Given problem: Take the lines from the head of the listing through the one bearing "47.7, 50.0, 50.8, 53.8, 56.6, 59.4, 62.0, 64.7, 66.6, 69.7];" and copy them exactly, leaving every picture out.

Information supplied:
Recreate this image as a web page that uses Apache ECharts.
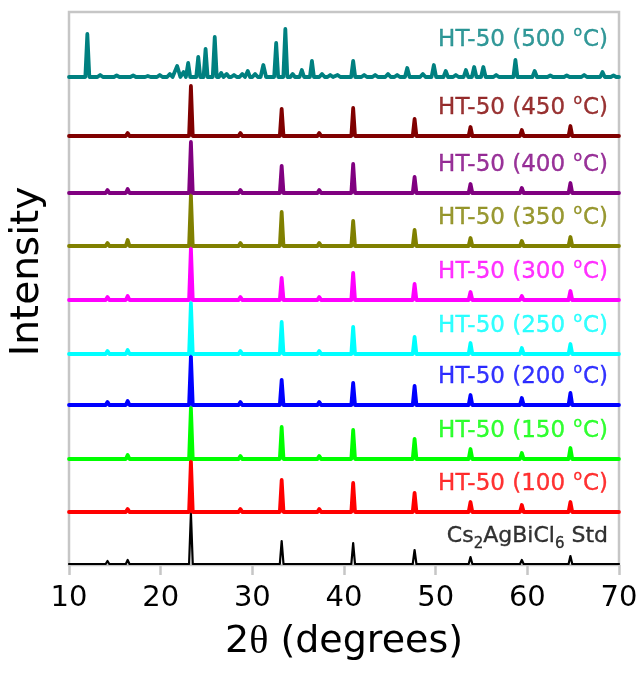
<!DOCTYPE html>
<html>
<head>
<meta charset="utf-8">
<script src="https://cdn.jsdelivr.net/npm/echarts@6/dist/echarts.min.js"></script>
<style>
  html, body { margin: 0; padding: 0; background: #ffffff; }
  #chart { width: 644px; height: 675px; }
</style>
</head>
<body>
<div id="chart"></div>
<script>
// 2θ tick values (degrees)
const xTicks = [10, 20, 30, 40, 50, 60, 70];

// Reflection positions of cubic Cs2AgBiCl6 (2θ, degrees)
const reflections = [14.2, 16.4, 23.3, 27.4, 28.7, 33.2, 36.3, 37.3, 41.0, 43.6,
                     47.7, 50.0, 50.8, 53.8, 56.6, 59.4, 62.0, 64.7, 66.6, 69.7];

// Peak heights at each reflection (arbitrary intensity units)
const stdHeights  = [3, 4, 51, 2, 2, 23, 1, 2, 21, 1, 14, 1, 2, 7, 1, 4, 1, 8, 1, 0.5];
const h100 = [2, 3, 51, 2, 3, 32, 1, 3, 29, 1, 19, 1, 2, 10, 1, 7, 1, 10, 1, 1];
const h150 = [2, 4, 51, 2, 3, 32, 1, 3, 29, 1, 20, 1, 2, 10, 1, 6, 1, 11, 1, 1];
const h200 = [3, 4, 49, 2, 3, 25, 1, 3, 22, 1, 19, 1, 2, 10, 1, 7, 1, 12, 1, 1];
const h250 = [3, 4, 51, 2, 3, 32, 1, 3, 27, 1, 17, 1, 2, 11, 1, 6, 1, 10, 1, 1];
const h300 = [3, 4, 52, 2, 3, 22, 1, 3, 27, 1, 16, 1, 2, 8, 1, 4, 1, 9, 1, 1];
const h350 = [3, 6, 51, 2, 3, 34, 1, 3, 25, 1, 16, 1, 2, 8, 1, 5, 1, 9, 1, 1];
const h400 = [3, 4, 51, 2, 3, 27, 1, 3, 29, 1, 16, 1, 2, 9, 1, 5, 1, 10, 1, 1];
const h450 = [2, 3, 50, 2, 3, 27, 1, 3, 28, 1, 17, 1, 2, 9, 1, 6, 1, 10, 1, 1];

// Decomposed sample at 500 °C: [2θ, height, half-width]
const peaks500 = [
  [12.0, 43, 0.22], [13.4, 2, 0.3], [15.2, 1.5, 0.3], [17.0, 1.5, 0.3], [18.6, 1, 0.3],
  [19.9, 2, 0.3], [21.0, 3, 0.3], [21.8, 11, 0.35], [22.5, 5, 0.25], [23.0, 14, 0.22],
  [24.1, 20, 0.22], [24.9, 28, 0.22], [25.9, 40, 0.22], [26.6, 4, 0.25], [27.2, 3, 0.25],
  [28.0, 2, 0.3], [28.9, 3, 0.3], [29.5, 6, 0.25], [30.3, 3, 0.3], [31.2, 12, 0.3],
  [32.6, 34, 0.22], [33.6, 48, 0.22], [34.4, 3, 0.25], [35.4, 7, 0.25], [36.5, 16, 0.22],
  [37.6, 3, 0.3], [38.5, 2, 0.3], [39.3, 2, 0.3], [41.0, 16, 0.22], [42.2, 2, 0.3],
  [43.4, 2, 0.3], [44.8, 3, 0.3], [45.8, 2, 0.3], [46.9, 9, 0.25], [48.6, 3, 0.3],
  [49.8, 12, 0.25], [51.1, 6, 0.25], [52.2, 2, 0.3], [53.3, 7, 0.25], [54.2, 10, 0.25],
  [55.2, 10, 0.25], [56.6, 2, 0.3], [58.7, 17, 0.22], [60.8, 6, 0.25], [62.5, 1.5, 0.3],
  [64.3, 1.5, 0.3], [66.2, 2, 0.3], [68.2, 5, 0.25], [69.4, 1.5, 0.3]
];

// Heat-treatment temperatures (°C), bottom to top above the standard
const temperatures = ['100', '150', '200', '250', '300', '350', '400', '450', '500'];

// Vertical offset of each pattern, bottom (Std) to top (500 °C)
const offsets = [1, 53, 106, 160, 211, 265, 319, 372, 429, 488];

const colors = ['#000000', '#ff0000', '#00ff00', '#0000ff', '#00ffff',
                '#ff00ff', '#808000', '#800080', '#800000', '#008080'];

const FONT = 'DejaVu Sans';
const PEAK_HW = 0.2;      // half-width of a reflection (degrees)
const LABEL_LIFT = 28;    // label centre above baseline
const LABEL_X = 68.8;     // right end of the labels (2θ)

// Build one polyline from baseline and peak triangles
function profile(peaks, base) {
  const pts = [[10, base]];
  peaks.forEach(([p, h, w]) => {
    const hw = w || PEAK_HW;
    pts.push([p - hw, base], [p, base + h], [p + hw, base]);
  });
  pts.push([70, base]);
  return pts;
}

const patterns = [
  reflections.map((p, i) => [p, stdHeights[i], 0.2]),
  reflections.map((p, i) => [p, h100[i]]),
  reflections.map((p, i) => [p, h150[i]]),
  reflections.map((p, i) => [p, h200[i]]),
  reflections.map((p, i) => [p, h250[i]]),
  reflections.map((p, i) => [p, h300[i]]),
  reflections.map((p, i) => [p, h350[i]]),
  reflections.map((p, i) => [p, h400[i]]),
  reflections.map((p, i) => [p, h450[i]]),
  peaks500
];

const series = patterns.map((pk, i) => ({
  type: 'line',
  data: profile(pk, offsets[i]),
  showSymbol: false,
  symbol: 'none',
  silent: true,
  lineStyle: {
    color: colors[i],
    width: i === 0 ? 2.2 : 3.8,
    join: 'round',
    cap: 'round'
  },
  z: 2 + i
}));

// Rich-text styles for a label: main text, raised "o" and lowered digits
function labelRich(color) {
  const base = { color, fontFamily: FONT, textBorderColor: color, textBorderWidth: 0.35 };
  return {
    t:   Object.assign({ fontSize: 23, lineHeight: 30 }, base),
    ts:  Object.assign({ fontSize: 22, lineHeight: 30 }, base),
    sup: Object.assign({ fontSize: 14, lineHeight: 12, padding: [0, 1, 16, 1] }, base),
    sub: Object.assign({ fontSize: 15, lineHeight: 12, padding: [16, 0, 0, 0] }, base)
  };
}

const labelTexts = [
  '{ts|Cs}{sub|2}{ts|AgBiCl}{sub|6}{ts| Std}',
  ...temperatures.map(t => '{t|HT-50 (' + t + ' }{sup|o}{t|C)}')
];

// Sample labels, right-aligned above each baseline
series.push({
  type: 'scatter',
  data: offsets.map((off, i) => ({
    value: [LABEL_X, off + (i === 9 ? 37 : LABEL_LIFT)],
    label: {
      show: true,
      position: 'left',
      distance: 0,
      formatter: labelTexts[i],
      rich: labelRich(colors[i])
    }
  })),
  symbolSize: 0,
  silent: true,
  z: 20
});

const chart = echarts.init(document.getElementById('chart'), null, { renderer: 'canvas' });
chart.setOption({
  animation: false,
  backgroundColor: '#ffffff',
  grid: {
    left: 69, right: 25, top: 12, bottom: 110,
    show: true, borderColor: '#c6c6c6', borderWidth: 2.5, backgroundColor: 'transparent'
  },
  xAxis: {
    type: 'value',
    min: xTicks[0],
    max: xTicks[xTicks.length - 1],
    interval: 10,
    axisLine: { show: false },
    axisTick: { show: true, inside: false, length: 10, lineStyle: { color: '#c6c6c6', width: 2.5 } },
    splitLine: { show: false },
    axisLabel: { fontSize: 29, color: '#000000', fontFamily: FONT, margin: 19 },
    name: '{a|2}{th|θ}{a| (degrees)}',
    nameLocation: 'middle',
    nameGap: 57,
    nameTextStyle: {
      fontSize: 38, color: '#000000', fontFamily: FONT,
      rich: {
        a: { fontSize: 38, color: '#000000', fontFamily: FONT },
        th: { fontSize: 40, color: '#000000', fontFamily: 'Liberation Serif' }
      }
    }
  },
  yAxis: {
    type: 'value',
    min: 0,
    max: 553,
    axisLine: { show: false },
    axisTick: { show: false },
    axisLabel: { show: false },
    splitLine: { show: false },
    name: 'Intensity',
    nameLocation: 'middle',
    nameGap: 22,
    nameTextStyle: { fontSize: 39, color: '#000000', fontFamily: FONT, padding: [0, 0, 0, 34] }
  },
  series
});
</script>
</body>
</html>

Full solution:
Recreate this image as a web page that uses Apache ECharts.
<!DOCTYPE html>
<html>
<head>
<meta charset="utf-8">
<script src="https://cdn.jsdelivr.net/npm/echarts@6/dist/echarts.min.js"></script>
<style>
  html, body { margin: 0; padding: 0; background: #ffffff; }
  #chart { width: 644px; height: 675px; }
</style>
</head>
<body>
<div id="chart"></div>
<script>
// 2θ tick values (degrees)
const xTicks = [10, 20, 30, 40, 50, 60, 70];

// Reflection positions of cubic Cs2AgBiCl6 (2θ, degrees)
const reflections = [14.2, 16.4, 23.3, 27.4, 28.7, 33.2, 36.3, 37.3, 41.0, 43.6,
                     47.7, 50.0, 50.8, 53.8, 56.6, 59.4, 62.0, 64.7, 66.6, 69.7];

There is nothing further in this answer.